Technical documentation

The technical documentation includes valuable original brochures, such as the first color brochure “Bosch-Licht” from 1913 featuring a color cover-page illustration by Lucian Bernhard. The technical descriptions of early magneto ignitions from around 1910, bound in book form and complete with spare parts lists, service instructions and circuit diagrams are a particularly precious rarity in the Historical Communications archive.
In total, the technical documentation includes 4,300 archive units spanning more than 150,000 pages. The focus is on automotive technology, which accounts for around 80 percent of the documents. Documents about power tools and domestic appliances account for the remaining 20 percent. The earliest documents date back to 1903.

The technical documentation consists mainly of printed publications, such as technical descriptions, spare part lists, Bosch equipment lists for vehicles, retail catalogs, key data sheets, design documents, inspection instructions and inspection value tables, repair and service documents and vehicle-related test values for the Bosch products fitted in them. From about 1970 onwards, documents are also available (almost exclusively between 1975 and 1985) in microfiche form, from 1985 on CD too, and from around 1990 almost exclusively on CD or DVD, except for the commercial documents and the advertising and image brochures.


Technical drawings

The highlights of this collection undoubtedly include the design drawing of a magneto ignition from 1899 (the earliest drawing), a technical drawing of the first spark plug, and a drawing of the first Bosch record player, a niche product built in various models between 1934 and 1939.

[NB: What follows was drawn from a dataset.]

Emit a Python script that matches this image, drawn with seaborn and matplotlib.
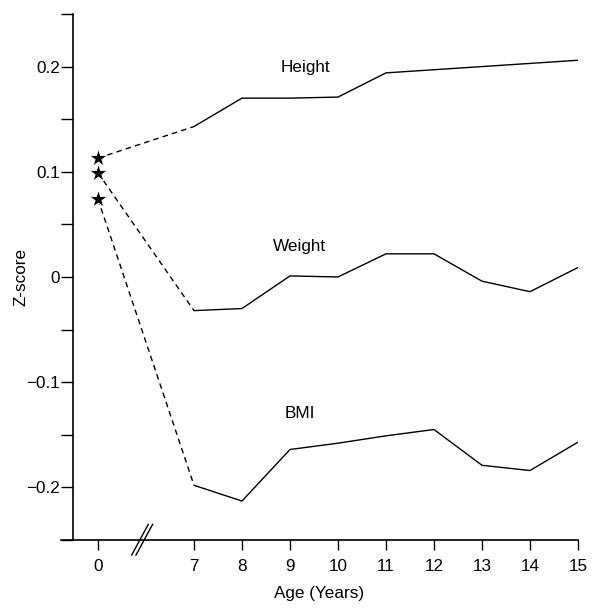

Magneto ignition design drawing from 1899 (excerpt)

In total, there are 608 registered and around 2,000 unregistered drawings from the period from 1899 to 1992. The drawings appear on oil paper, or in some cases, carbon copies or blueprints. The largest bundle of drawings feature ignition distributors from the period between 1935 and 1990, which were passed on to us when production discontinued at the Blaichach plant. The drawings are stored in individual or multiple folders in drawing cabinets.

The selection of topics is fragmentary, therefore the collection of drawings only hints at the product diversity. The drawings focus on ignition, diesel injection, automotive and motorcycle lamps, bicycle lamps, lambda closed-loop control for three-way catalytic converters, switches, horns, domestic appliances, and starters.


Trade show displays

Strictly speaking, this category is an extension of the product collection. It contains around 50 displays from the period from 1939 to the present on a variety of materials (chipboard, metal, Plexiglas) that show products in a system context.

The highlights of the collection include an overview of spark plug electrode forms since 1902 and a varnished wooden display featuring the components of the first series-produced gasoline injection system for cars.

These displays, which we received from the exhibition departments, show the ever increasing complexity of Bosch systems in a functional context. While an injection system in the 1950s consisted mainly of an injection pump and the injection nozzles, today’s diesel injection system is a complex structure of electronic controls, sensors, pressure accumulators etc. Maintaining these systems so they remain tangible for later generations is the prime motivation for this collection category.

The displays deal mainly with automotive electrics (ignition, vehicle electrical system, lighting, etc.), engine management generally, diesel and gasoline injection systems – but also with electronic control, air-conditioning, alarm systems, park pilots, crossover topics such as pollutant emission reduction and topics that are not specific to particular products or functions, e.g. an overview of “plastic products in automotive technology”.